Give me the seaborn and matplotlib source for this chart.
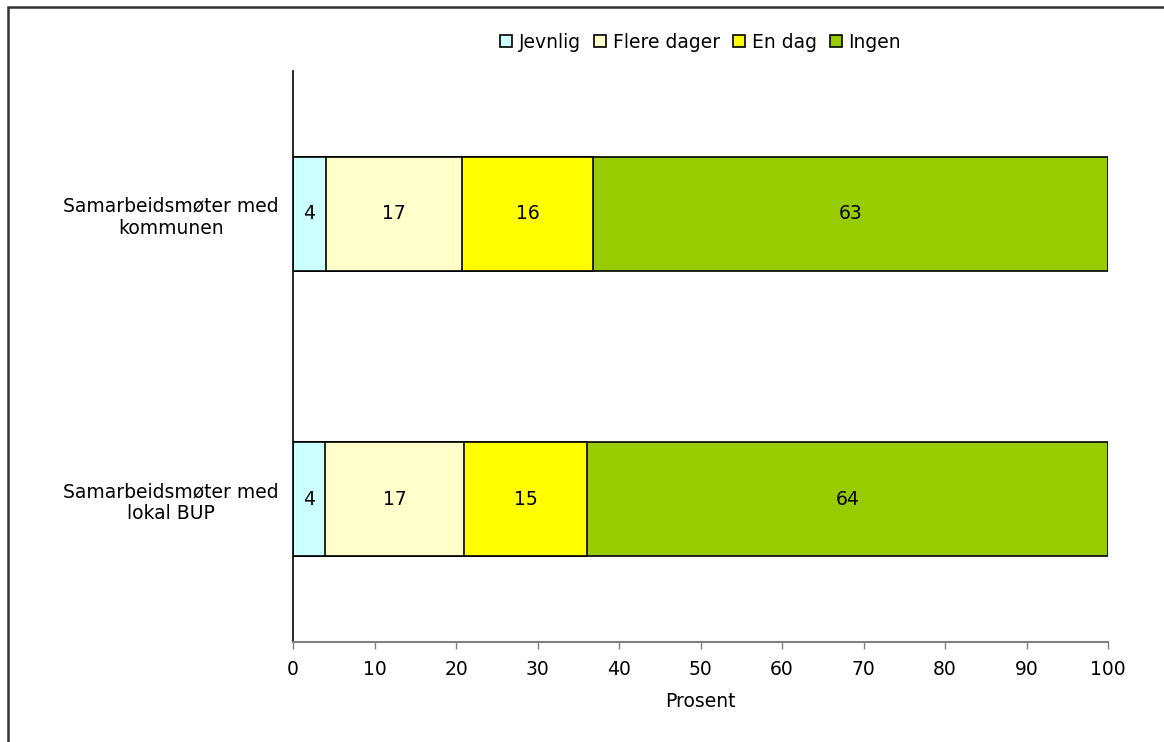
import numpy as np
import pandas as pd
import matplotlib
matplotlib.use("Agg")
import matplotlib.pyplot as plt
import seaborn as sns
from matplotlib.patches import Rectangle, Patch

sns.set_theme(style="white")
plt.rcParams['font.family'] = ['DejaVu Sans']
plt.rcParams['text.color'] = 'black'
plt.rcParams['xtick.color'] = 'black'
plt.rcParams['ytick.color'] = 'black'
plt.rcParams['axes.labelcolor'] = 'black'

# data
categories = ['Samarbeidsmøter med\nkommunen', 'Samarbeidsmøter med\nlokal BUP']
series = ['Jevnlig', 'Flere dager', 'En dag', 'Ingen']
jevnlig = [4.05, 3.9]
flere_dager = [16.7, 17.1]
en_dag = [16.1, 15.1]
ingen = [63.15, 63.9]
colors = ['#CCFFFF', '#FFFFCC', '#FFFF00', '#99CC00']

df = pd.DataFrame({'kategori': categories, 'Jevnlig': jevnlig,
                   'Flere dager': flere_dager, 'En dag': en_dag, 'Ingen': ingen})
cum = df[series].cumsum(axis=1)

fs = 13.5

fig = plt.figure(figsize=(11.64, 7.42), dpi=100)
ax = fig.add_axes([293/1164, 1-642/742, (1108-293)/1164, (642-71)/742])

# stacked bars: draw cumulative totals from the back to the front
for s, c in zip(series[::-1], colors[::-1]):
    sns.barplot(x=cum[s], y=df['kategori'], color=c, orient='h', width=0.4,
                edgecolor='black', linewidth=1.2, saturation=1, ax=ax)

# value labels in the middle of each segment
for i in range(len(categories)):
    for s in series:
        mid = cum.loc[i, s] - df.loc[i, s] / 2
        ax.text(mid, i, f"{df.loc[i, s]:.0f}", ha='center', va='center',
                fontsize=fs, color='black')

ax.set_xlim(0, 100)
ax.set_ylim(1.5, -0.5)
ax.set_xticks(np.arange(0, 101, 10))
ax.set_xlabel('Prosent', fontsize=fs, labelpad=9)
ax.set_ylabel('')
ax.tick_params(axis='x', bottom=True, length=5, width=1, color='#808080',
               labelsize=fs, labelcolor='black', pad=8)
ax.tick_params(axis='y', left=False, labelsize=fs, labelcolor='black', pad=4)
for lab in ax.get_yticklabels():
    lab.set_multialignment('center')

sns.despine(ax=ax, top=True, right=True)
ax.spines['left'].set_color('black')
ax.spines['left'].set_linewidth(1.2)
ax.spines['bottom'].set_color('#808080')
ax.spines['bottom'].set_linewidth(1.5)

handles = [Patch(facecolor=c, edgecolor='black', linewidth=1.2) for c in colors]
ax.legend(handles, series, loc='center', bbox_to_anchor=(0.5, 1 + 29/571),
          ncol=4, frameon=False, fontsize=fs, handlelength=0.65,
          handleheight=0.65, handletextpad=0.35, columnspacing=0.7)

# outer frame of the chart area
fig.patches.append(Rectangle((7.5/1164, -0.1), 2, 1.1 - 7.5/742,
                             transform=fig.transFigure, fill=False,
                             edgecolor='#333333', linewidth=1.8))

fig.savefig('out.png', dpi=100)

What this task involves: Please take the lines from the beginning of the data above through the line holding "ax.spines['bottom'].set_linewidth(1.5)" and transcribe them exactly, without any pictures.

Task solution:
Give me the seaborn and matplotlib source for this chart.
import numpy as np
import pandas as pd
import matplotlib
matplotlib.use("Agg")
import matplotlib.pyplot as plt
import seaborn as sns
from matplotlib.patches import Rectangle, Patch

sns.set_theme(style="white")
plt.rcParams['font.family'] = ['DejaVu Sans']
plt.rcParams['text.color'] = 'black'
plt.rcParams['xtick.color'] = 'black'
plt.rcParams['ytick.color'] = 'black'
plt.rcParams['axes.labelcolor'] = 'black'

# data
categories = ['Samarbeidsmøter med\nkommunen', 'Samarbeidsmøter med\nlokal BUP']
series = ['Jevnlig', 'Flere dager', 'En dag', 'Ingen']
jevnlig = [4.05, 3.9]
flere_dager = [16.7, 17.1]
en_dag = [16.1, 15.1]
ingen = [63.15, 63.9]
colors = ['#CCFFFF', '#FFFFCC', '#FFFF00', '#99CC00']

df = pd.DataFrame({'kategori': categories, 'Jevnlig': jevnlig,
                   'Flere dager': flere_dager, 'En dag': en_dag, 'Ingen': ingen})
cum = df[series].cumsum(axis=1)

fs = 13.5

fig = plt.figure(figsize=(11.64, 7.42), dpi=100)
ax = fig.add_axes([293/1164, 1-642/742, (1108-293)/1164, (642-71)/742])

# stacked bars: draw cumulative totals from the back to the front
for s, c in zip(series[::-1], colors[::-1]):
    sns.barplot(x=cum[s], y=df['kategori'], color=c, orient='h', width=0.4,
                edgecolor='black', linewidth=1.2, saturation=1, ax=ax)

# value labels in the middle of each segment
for i in range(len(categories)):
    for s in series:
        mid = cum.loc[i, s] - df.loc[i, s] / 2
        ax.text(mid, i, f"{df.loc[i, s]:.0f}", ha='center', va='center',
                fontsize=fs, color='black')

ax.set_xlim(0, 100)
ax.set_ylim(1.5, -0.5)
ax.set_xticks(np.arange(0, 101, 10))
ax.set_xlabel('Prosent', fontsize=fs, labelpad=9)
ax.set_ylabel('')
ax.tick_params(axis='x', bottom=True, length=5, width=1, color='#808080',
               labelsize=fs, labelcolor='black', pad=8)
ax.tick_params(axis='y', left=False, labelsize=fs, labelcolor='black', pad=4)
for lab in ax.get_yticklabels():
    lab.set_multialignment('center')

sns.despine(ax=ax, top=True, right=True)
ax.spines['left'].set_color('black')
ax.spines['left'].set_linewidth(1.2)
ax.spines['bottom'].set_color('#808080')
ax.spines['bottom'].set_linewidth(1.5)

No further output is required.